I grew up next the B&O, then Chessie, now CSX Philadelphia Subdivision in Delaware County, PA during the sixties and seventies. Back then the B&O owned a big part of the Reading and CNJ, and of course the C&O owed a part of the B&O and Western Maryland. As a result I would see locomotives from the B&O, C&O, Western Maryland, Reading, and CNJ. Since my model railroad connects with the Philadelphia Subdivision I run all of them or will once I get a CNJ locomotive. I also run Lehigh & New England power. I never saw any LNE power but they ran in the Lehigh Valley and northern New Jersey. When I run trains from the seventies and eighties I run Chessie locomotives. Since the PRR now Amtrak NEC was a five minute walk from my house I also run PRR. Penn Central, Amtrak, and SEPTA. At some point I hope to acquire some Conrail power.
 
My layout is based around a very specific local industry, the now-demolished Massey Ferguson plant, so I have almost entirely CN motive power.

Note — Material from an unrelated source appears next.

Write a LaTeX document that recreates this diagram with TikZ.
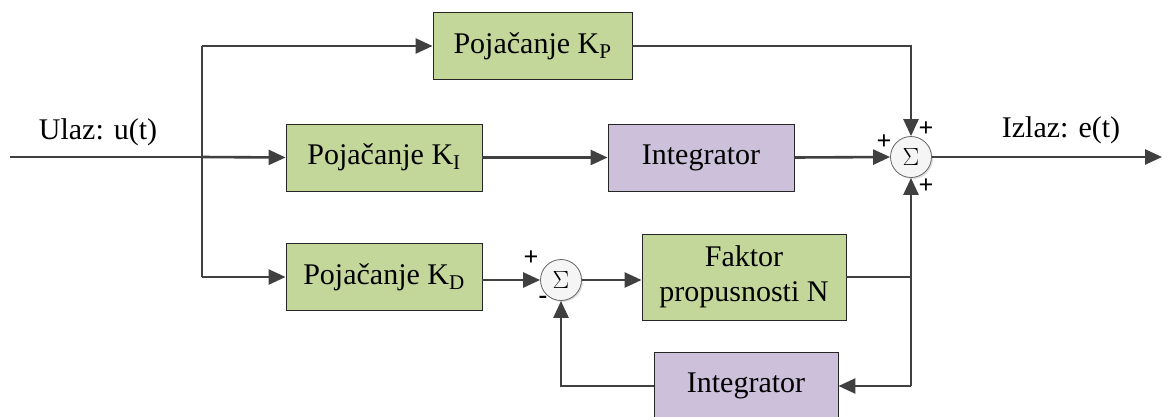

Like Andrew I don't concern myself with road numbers - if it's CN it's close enough. Rolling stock in these parts (at least nowadays) is from all over, so I have wide leeway there.

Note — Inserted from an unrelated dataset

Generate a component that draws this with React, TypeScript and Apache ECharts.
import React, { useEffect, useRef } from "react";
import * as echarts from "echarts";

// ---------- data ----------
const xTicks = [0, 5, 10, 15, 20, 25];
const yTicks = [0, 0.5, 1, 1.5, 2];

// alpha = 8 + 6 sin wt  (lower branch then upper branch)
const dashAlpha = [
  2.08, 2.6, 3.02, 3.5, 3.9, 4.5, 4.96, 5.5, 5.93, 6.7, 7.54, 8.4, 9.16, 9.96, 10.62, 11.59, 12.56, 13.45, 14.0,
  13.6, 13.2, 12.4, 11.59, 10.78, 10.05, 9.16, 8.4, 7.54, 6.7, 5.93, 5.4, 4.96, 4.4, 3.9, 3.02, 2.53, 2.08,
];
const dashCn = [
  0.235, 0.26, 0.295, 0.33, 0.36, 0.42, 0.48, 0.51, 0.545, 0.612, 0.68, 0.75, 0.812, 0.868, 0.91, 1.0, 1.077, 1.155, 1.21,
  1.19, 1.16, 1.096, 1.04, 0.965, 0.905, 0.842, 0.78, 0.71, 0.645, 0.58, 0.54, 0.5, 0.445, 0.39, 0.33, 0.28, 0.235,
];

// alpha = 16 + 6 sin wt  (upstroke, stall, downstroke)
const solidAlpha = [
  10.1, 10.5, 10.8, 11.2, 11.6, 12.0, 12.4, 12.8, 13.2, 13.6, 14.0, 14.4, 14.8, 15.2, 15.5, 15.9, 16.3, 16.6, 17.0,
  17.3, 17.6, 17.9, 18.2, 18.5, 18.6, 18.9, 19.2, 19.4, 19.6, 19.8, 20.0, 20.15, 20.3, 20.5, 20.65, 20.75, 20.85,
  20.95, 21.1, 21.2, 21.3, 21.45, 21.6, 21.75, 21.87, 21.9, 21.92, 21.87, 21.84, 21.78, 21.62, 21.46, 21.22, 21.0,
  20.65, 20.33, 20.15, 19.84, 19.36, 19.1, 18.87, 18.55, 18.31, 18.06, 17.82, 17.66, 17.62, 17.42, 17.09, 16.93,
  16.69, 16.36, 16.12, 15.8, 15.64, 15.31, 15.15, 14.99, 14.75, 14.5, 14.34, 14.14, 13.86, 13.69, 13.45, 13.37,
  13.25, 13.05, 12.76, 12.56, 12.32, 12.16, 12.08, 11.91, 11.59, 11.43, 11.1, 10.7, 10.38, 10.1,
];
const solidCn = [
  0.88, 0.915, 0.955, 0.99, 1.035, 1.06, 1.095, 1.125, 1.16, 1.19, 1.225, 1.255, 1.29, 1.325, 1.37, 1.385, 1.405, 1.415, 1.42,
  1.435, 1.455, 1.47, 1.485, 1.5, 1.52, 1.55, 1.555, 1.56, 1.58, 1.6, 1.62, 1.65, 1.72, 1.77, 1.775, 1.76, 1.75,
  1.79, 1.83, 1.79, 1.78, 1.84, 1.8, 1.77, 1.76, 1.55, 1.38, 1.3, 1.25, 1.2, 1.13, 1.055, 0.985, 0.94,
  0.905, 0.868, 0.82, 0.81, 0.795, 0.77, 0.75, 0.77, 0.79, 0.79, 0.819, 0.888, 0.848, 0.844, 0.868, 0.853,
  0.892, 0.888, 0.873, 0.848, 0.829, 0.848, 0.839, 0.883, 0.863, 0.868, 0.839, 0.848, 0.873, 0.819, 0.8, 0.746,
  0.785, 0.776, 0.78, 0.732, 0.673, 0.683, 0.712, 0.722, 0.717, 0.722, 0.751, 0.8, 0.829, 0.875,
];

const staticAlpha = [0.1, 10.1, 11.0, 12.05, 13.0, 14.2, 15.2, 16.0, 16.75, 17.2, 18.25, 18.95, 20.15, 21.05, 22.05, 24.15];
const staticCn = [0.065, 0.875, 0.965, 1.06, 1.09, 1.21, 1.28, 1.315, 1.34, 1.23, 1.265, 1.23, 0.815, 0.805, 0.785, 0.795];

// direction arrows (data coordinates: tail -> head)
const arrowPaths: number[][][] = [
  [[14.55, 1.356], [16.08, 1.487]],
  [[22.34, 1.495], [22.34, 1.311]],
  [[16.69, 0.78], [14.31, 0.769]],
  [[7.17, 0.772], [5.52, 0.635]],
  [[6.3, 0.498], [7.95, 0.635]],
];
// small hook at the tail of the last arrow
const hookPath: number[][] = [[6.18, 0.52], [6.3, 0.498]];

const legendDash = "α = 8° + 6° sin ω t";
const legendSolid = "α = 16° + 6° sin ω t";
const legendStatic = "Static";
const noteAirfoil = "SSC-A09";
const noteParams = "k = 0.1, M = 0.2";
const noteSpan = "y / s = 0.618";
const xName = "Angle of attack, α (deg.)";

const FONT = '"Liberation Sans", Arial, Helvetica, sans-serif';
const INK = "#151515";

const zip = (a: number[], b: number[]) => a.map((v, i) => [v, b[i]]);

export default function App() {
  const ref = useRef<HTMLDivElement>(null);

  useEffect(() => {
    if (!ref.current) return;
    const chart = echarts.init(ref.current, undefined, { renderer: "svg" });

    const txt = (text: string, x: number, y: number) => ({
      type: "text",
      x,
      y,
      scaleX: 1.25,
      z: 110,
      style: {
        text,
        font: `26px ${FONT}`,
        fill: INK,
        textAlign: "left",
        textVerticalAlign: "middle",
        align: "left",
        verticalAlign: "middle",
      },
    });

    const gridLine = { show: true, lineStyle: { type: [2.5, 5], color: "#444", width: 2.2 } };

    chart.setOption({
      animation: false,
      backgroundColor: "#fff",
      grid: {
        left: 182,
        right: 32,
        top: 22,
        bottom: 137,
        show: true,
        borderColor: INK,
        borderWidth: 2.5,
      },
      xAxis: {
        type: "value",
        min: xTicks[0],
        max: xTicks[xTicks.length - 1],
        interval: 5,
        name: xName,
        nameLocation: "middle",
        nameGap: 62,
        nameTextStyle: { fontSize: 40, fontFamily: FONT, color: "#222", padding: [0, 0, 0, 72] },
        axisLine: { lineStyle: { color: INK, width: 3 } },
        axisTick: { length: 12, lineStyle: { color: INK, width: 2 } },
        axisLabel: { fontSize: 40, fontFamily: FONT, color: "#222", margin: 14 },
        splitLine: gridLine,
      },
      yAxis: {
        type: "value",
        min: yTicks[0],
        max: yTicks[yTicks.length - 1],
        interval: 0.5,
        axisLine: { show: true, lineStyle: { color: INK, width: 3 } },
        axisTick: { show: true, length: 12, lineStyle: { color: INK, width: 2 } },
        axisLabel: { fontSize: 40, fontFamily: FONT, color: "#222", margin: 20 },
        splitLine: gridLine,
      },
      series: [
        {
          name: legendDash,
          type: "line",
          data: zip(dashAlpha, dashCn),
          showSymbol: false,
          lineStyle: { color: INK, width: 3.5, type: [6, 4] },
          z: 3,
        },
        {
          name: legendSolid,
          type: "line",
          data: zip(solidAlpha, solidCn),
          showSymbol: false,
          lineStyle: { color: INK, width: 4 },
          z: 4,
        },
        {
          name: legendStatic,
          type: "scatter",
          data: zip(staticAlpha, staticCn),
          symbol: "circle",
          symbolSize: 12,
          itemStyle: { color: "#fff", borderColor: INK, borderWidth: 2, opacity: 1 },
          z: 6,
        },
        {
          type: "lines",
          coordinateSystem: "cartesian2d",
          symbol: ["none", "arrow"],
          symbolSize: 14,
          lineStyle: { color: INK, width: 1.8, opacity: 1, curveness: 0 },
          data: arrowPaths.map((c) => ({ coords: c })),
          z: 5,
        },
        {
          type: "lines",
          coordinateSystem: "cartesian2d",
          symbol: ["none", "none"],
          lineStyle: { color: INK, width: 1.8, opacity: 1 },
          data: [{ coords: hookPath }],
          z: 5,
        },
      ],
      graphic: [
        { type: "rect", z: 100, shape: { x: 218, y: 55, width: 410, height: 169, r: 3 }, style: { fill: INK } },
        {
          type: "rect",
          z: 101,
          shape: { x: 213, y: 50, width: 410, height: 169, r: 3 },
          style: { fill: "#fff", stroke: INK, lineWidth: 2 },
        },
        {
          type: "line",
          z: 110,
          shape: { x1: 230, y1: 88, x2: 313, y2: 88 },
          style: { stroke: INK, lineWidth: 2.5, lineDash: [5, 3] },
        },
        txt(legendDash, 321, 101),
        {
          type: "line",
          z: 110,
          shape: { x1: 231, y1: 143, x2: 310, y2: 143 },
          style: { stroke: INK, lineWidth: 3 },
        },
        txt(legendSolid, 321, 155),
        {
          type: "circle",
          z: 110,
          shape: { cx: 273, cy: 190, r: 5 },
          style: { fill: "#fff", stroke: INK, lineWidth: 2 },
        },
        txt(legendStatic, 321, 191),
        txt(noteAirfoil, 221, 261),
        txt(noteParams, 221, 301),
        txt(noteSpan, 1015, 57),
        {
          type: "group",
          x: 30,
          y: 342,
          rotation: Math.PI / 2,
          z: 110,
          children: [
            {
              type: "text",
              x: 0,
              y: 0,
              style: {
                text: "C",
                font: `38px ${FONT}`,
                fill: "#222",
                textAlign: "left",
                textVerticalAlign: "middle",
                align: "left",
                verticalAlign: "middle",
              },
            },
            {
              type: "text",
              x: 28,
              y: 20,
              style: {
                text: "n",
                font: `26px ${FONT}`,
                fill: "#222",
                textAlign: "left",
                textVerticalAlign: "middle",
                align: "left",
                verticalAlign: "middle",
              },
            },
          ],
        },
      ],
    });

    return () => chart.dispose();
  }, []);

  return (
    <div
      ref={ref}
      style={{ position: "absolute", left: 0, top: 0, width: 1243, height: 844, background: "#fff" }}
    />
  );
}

However, when I extend the layout into the surrounding "countryside" I plan to run a NYC Hudson passenger train - I think they passed through some part of Canada at some point in time - so that's justification enough for me.

Also, if I could ever think of a road name that I like for more than a day, I plan to create a fictional RR as well.

cheers
Val
 
I model British trains in Canada, so that's at least a 6-hour flight away. And at least a 55 year time jump to the era I model.
But I still have a few models of CP, CN and TTC stock that don't run very often!
And I model some fictitious stations in Britain.
 
Seeing as how I am so new to railroading, I decided if I invernt my own road, I will make fewer mistakes. I run the Canyon States RR, and borrow equipment from many other roads until we become financially solvent. :cool: I saw on another forum where people were taken to task for having the wrong shade of a color for "that road, and that model engine", or for using the wrong equipment. :rolleyes: I couldn't allow myself to bear that burden, so now no one but me judges whether my paint scheme or the equipment used is correct.:D :D :D :D

Don
 
I model Santa Fe on the modular club, which is local. My switching layout in the spare bedroom will be Los Angeles Junction. also local, and definately a "local" railroad since the entire railroad is located in an area 5 miles wide by 5 miles long.
How ever, my next railroad project will be the Arkansas & Misouri, including some modules with scenery modeled after the ptototype, if I can locate enough pictures or get the opportunity to visit the area and take my own pictures. I like th local railroads, but I like the idea of a contemporary railroad running a 100% Alco fleet.
 
Originally posted by ezdays
[I saw on another forum where people were taken to task for having the wrong shade of a color for "that road, and that model engine", or for using the wrong equipment. :rolleyes: I couldn't allow myself to bear that burden, so now no one but me judges whether my paint scheme or the equipment used is correct.:D :D :D :D

Don [/B]

I ran into a couple of those nitpickers once on a layout tour. I asked them about their layouts and mentioned that I'd really enjoy seeing one such as they must have. They got sort of quiet and then admitted that neither had a layout. I freelance, although I do rely on Soo Line plans and practices quite a bit. I have also done some contest modeling. I simply enjoy seeing other folks layouts because I can appreciate what an effort goes into one that runs well and looks decent. 100% true-to-prototype has never been a big deal for me. And most of those critics, well, their hobby seems to be criticizing the work of others rather than doing any themselves! --Stu--
 
I started out in my planning with a specific railroad and era to model and abandoned the idea about 20 minutes into the beginning of construction of my layout. I grew up in a community where you just took your choice of railroads: UPRR, CNW, CGW, Milwaukee, Rock Island, Wabash, IC and CB&Q. I have mostly UPRR motive power, both steam and desiel and basically run whatever I want without much concern about era. I'm sure that makes the purists faint away, but I got back into it to have fun and I'm having a ball:D :D

Bob

Hi UP_STEVE; Certainly enjoyed my visit to your fair city a couple of months ago to attend the Rotary International Convention. The folks in Brisbane, and all of Australia were great hosts.
 
I live in Texas; what a thrill just after moving here from Canada to walk into the local hobby shop for the first time and finding those CN and CP N scale boxcars and locomotives (and what a hit the poor old cr card took that week!). Even ones with 'Winnipeg' and 'Manitoba' on them (my old stompin' grounds). Also model SP (local proto RR) in N and Z, and GN in Z scale; but have been known to mix a few odd roadnames into the consists from time to time. I'm not a proto perfectionist; I just like to see trains run for the pure pleasure of seeing trains run.